-- START DATA PROVIDED --
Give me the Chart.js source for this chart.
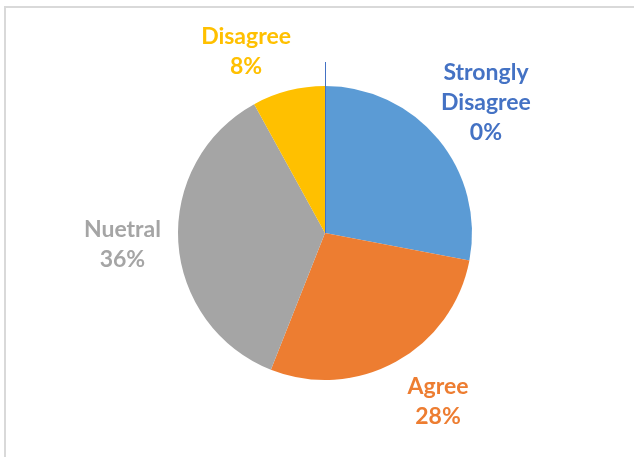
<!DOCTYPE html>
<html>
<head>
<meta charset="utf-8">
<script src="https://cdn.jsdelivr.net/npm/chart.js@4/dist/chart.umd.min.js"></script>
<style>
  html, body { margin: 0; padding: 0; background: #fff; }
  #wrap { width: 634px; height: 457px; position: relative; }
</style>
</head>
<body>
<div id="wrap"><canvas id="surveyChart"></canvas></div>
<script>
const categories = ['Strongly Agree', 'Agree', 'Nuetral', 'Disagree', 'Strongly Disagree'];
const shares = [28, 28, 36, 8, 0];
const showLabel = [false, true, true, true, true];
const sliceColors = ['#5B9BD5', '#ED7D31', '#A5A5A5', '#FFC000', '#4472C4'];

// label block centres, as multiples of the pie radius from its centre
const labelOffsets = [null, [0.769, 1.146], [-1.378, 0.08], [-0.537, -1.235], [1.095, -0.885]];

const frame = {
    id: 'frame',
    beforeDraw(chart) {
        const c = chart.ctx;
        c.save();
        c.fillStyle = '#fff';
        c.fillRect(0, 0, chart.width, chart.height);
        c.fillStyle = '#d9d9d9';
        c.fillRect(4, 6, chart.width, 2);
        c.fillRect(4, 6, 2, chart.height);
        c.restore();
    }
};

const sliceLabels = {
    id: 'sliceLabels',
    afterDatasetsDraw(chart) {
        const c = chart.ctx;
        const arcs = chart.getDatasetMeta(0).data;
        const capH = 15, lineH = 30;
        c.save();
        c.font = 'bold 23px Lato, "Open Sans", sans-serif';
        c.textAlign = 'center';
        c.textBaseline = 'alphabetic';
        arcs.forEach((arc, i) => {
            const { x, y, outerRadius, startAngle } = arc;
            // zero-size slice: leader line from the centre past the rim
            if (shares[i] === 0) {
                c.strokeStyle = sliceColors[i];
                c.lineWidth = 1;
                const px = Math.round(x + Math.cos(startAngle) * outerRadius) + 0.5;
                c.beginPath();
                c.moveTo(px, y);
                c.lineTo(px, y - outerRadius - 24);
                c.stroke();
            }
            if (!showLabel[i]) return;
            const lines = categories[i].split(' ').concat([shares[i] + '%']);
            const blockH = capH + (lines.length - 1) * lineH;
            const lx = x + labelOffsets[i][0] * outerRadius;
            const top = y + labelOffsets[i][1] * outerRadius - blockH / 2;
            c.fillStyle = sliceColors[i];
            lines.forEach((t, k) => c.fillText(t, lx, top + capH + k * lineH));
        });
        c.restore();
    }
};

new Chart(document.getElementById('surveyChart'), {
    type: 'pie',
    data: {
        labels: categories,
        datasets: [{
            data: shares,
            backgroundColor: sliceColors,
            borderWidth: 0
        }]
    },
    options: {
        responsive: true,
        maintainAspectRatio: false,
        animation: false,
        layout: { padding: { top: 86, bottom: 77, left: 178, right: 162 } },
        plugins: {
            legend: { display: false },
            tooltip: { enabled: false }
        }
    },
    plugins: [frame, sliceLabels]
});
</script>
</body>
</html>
-- END DATA PROVIDED --
Reproduce all of the data exactly, omitting each picture it holds.

Give me the Chart.js source for this chart.
<!DOCTYPE html>
<html>
<head>
<meta charset="utf-8">
<script src="https://cdn.jsdelivr.net/npm/chart.js@4/dist/chart.umd.min.js"></script>
<style>
  html, body { margin: 0; padding: 0; background: #fff; }
  #wrap { width: 634px; height: 457px; position: relative; }
</style>
</head>
<body>
<div id="wrap"><canvas id="surveyChart"></canvas></div>
<script>
const categories = ['Strongly Agree', 'Agree', 'Nuetral', 'Disagree', 'Strongly Disagree'];
const shares = [28, 28, 36, 8, 0];
const showLabel = [false, true, true, true, true];
const sliceColors = ['#5B9BD5', '#ED7D31', '#A5A5A5', '#FFC000', '#4472C4'];

// label block centres, as multiples of the pie radius from its centre
const labelOffsets = [null, [0.769, 1.146], [-1.378, 0.08], [-0.537, -1.235], [1.095, -0.885]];

const frame = {
    id: 'frame',
    beforeDraw(chart) {
        const c = chart.ctx;
        c.save();
        c.fillStyle = '#fff';
        c.fillRect(0, 0, chart.width, chart.height);
        c.fillStyle = '#d9d9d9';
        c.fillRect(4, 6, chart.width, 2);
        c.fillRect(4, 6, 2, chart.height);
        c.restore();
    }
};

const sliceLabels = {
    id: 'sliceLabels',
    afterDatasetsDraw(chart) {
        const c = chart.ctx;
        const arcs = chart.getDatasetMeta(0).data;
        const capH = 15, lineH = 30;
        c.save();
        c.font = 'bold 23px Lato, "Open Sans", sans-serif';
        c.textAlign = 'center';
        c.textBaseline = 'alphabetic';
        arcs.forEach((arc, i) => {
            const { x, y, outerRadius, startAngle } = arc;
            // zero-size slice: leader line from the centre past the rim
            if (shares[i] === 0) {
                c.strokeStyle = sliceColors[i];
                c.lineWidth = 1;
                const px = Math.round(x + Math.cos(startAngle) * outerRadius) + 0.5;
                c.beginPath();
                c.moveTo(px, y);
                c.lineTo(px, y - outerRadius - 24);
                c.stroke();
            }
            if (!showLabel[i]) return;
            const lines = categories[i].split(' ').concat([shares[i] + '%']);
            const blockH = capH + (lines.length - 1) * lineH;
            const lx = x + labelOffsets[i][0] * outerRadius;
            const top = y + labelOffsets[i][1] * outerRadius - blockH / 2;
            c.fillStyle = sliceColors[i];
            lines.forEach((t, k) => c.fillText(t, lx, top + capH + k * lineH));
        });
        c.restore();
    }
};

new Chart(document.getElementById('surveyChart'), {
    type: 'pie',
    data: {
        labels: categories,
        datasets: [{
            data: shares,
            backgroundColor: sliceColors,
            borderWidth: 0
        }]
    },
    options: {
        responsive: true,
        maintainAspectRatio: false,
        animation: false,
        layout: { padding: { top: 86, bottom: 77, left: 178, right: 162 } },
        plugins: {
            legend: { display: false },
            tooltip: { enabled: false }
        }
    },
    plugins: [frame, sliceLabels]
});
</script>
</body>
</html>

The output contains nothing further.